**Task brief:** From the listing below, output the lines between the one with "Recreate this image" and the one with "const yMinorSteps = [2, 3, 4, 5, 6, 7, 8, 9];", including those two, and nothing else. Pictures are not copied.
+---+
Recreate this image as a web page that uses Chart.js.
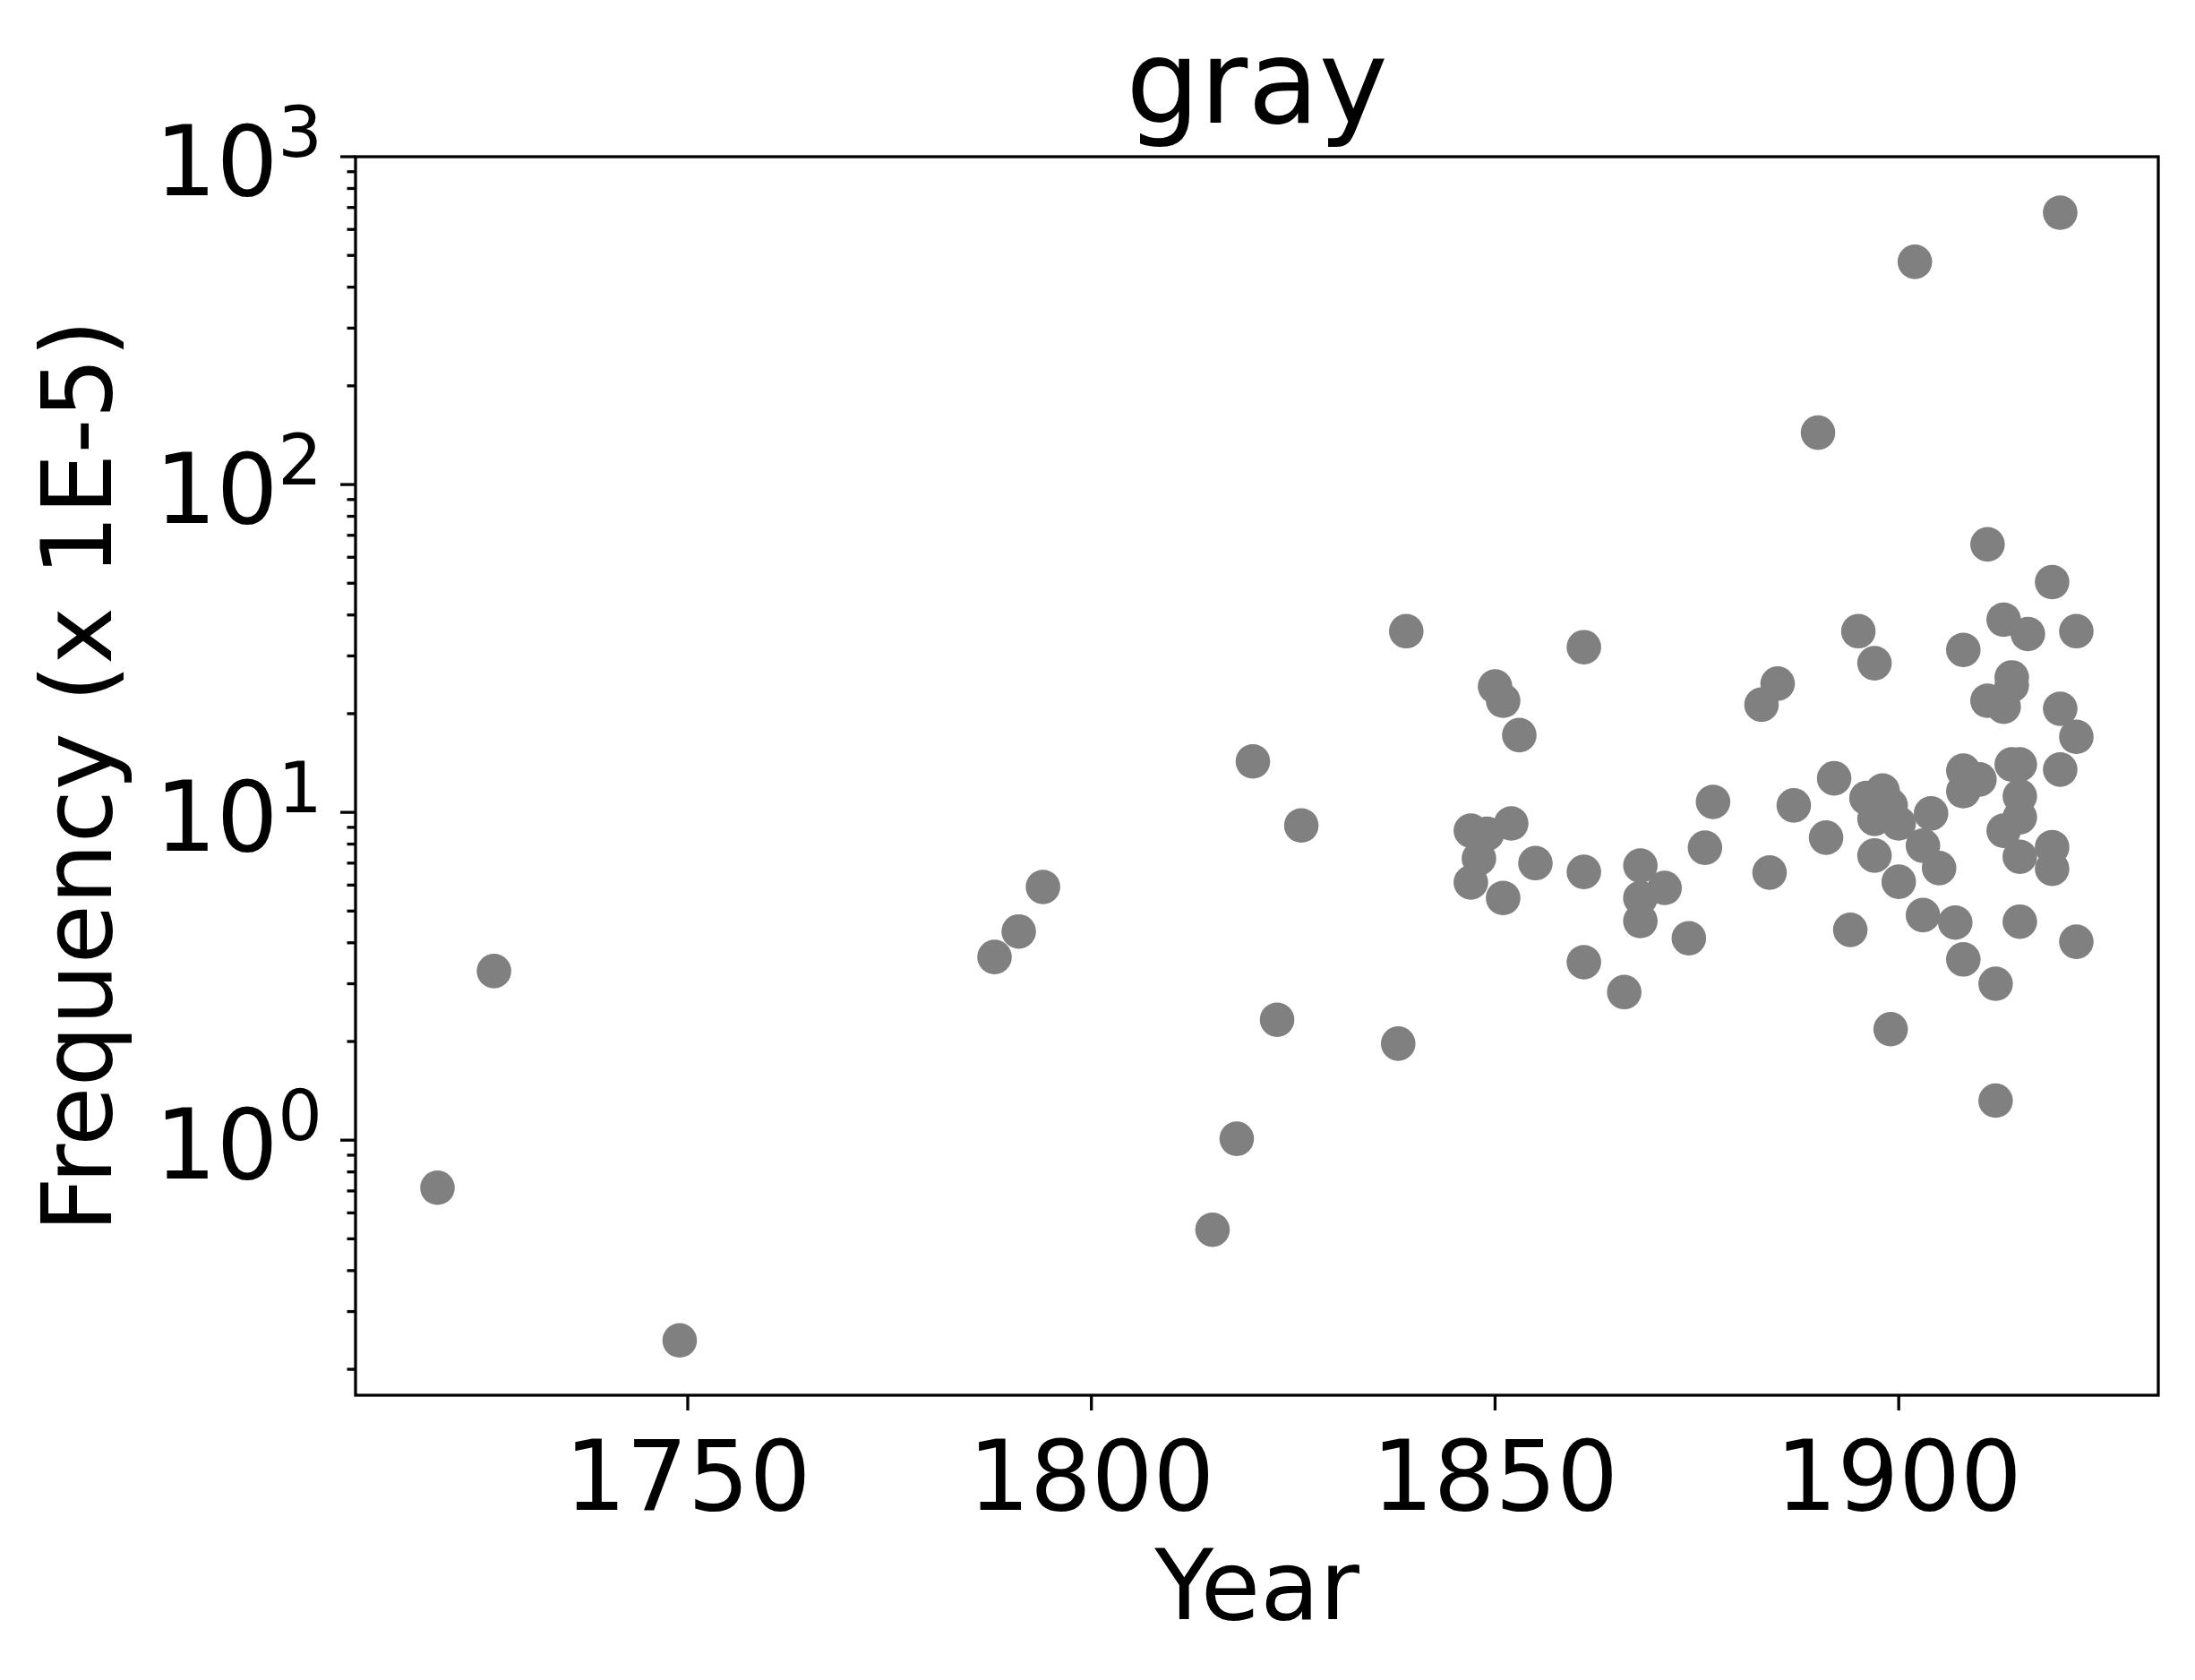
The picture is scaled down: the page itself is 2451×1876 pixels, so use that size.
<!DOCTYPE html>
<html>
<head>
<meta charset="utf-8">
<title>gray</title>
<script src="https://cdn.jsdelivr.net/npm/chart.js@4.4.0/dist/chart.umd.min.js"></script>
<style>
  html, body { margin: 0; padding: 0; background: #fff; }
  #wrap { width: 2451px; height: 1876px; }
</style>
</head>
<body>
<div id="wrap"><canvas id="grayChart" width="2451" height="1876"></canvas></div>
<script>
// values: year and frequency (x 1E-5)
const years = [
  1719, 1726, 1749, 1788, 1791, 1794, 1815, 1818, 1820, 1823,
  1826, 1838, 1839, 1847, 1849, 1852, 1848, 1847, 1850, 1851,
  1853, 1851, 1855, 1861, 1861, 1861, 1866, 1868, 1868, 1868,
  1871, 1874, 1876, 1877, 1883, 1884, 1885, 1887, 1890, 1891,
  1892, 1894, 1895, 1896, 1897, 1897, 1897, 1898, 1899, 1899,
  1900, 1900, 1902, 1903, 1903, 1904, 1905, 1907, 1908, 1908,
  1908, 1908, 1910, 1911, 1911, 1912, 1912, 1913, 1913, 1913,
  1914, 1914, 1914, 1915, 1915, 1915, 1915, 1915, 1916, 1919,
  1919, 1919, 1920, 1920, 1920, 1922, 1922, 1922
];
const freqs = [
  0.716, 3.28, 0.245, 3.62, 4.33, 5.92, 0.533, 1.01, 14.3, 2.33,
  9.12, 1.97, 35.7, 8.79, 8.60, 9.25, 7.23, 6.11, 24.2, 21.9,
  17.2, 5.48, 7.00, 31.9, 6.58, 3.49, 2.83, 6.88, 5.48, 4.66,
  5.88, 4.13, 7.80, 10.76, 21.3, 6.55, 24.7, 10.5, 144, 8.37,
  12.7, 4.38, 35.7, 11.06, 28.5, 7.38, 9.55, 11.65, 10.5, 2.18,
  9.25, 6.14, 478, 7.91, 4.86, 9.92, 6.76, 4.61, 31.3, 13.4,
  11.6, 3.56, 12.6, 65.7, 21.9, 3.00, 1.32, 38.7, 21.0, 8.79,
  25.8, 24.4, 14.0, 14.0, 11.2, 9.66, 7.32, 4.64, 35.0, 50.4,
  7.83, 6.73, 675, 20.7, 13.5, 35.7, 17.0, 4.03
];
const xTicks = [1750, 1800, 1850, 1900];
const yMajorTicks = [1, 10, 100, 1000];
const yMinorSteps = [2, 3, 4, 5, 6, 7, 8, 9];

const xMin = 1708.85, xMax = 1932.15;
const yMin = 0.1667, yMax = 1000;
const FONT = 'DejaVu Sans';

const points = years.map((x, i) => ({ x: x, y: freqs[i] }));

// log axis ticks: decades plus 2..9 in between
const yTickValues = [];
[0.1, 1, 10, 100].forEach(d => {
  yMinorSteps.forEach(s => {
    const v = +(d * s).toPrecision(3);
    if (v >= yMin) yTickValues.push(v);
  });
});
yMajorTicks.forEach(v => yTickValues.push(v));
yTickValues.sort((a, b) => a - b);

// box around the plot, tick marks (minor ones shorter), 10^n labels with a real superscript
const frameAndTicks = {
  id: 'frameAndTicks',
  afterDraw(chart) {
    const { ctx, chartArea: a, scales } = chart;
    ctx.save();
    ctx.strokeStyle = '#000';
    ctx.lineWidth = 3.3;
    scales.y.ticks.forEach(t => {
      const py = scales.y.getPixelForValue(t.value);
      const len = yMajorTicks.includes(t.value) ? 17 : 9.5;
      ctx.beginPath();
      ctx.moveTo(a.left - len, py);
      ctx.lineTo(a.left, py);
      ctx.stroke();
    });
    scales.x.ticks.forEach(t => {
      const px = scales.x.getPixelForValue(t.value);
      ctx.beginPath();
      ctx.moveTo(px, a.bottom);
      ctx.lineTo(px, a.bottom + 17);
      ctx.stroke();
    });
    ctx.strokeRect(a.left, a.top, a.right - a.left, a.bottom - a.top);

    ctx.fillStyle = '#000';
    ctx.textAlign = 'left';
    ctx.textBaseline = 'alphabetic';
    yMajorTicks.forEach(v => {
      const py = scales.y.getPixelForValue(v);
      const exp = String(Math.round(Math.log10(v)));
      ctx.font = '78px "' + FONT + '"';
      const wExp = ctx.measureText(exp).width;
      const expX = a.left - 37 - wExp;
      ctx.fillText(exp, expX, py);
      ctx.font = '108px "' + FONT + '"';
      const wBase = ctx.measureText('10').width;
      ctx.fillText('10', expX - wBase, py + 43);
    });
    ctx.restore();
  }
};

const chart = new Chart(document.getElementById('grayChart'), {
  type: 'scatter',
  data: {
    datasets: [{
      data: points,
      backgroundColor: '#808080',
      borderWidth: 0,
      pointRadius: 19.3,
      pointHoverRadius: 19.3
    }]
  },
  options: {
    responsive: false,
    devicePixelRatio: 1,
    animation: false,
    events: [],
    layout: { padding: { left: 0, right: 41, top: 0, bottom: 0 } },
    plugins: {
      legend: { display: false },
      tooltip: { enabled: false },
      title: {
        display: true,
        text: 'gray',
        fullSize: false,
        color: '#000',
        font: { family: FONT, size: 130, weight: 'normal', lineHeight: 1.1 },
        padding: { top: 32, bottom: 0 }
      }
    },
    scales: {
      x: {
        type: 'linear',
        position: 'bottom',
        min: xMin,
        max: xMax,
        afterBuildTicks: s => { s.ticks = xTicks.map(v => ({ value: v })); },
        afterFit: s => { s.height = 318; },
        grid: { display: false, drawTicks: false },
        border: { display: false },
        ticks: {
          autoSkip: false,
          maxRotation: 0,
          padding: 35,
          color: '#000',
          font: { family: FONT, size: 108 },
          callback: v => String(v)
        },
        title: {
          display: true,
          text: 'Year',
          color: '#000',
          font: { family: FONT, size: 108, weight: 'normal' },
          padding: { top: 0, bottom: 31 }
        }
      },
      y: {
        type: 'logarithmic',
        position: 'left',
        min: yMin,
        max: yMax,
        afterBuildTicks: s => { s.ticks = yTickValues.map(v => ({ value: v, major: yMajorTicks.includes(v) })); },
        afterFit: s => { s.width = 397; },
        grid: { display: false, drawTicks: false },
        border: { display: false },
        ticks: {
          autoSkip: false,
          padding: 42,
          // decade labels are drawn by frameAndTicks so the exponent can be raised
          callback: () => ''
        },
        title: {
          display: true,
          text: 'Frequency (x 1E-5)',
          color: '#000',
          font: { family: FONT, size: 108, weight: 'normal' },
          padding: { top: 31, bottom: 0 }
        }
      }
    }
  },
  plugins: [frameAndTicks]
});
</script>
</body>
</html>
+---+
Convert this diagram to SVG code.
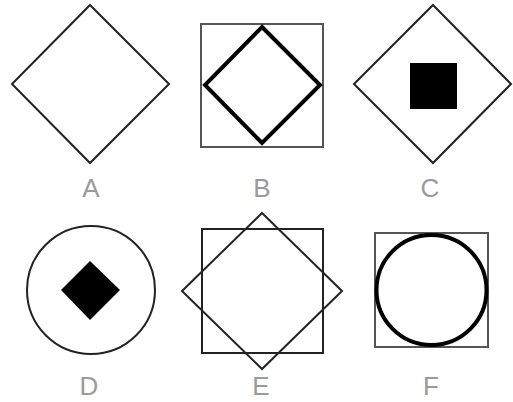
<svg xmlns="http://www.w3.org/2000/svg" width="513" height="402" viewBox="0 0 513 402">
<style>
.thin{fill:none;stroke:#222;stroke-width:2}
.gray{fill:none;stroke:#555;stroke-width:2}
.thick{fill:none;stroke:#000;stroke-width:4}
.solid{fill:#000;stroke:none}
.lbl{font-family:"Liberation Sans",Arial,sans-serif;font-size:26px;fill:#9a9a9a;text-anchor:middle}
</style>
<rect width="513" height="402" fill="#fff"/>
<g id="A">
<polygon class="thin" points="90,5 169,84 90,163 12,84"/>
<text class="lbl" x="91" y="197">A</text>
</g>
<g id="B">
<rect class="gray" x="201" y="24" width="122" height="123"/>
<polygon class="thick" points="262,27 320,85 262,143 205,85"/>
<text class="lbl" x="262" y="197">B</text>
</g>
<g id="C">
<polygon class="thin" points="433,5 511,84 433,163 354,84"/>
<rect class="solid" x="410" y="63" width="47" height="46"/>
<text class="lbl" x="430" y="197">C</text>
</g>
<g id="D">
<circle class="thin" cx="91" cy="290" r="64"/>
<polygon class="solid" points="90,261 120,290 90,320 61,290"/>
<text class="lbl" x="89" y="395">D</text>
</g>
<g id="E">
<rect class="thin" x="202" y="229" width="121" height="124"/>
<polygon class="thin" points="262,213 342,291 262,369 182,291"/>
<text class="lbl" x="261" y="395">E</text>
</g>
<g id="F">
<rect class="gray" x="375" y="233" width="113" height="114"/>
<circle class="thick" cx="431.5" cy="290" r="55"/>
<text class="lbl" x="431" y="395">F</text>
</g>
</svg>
+---+
**Reply to the exercise:**
Recreate this image as a web page that uses Chart.js.
The picture is scaled down: the page itself is 2451×1876 pixels, so use that size.
<!DOCTYPE html>
<html>
<head>
<meta charset="utf-8">
<title>gray</title>
<script src="https://cdn.jsdelivr.net/npm/chart.js@4.4.0/dist/chart.umd.min.js"></script>
<style>
  html, body { margin: 0; padding: 0; background: #fff; }
  #wrap { width: 2451px; height: 1876px; }
</style>
</head>
<body>
<div id="wrap"><canvas id="grayChart" width="2451" height="1876"></canvas></div>
<script>
// values: year and frequency (x 1E-5)
const years = [
  1719, 1726, 1749, 1788, 1791, 1794, 1815, 1818, 1820, 1823,
  1826, 1838, 1839, 1847, 1849, 1852, 1848, 1847, 1850, 1851,
  1853, 1851, 1855, 1861, 1861, 1861, 1866, 1868, 1868, 1868,
  1871, 1874, 1876, 1877, 1883, 1884, 1885, 1887, 1890, 1891,
  1892, 1894, 1895, 1896, 1897, 1897, 1897, 1898, 1899, 1899,
  1900, 1900, 1902, 1903, 1903, 1904, 1905, 1907, 1908, 1908,
  1908, 1908, 1910, 1911, 1911, 1912, 1912, 1913, 1913, 1913,
  1914, 1914, 1914, 1915, 1915, 1915, 1915, 1915, 1916, 1919,
  1919, 1919, 1920, 1920, 1920, 1922, 1922, 1922
];
const freqs = [
  0.716, 3.28, 0.245, 3.62, 4.33, 5.92, 0.533, 1.01, 14.3, 2.33,
  9.12, 1.97, 35.7, 8.79, 8.60, 9.25, 7.23, 6.11, 24.2, 21.9,
  17.2, 5.48, 7.00, 31.9, 6.58, 3.49, 2.83, 6.88, 5.48, 4.66,
  5.88, 4.13, 7.80, 10.76, 21.3, 6.55, 24.7, 10.5, 144, 8.37,
  12.7, 4.38, 35.7, 11.06, 28.5, 7.38, 9.55, 11.65, 10.5, 2.18,
  9.25, 6.14, 478, 7.91, 4.86, 9.92, 6.76, 4.61, 31.3, 13.4,
  11.6, 3.56, 12.6, 65.7, 21.9, 3.00, 1.32, 38.7, 21.0, 8.79,
  25.8, 24.4, 14.0, 14.0, 11.2, 9.66, 7.32, 4.64, 35.0, 50.4,
  7.83, 6.73, 675, 20.7, 13.5, 35.7, 17.0, 4.03
];
const xTicks = [1750, 1800, 1850, 1900];
const yMajorTicks = [1, 10, 100, 1000];
const yMinorSteps = [2, 3, 4, 5, 6, 7, 8, 9];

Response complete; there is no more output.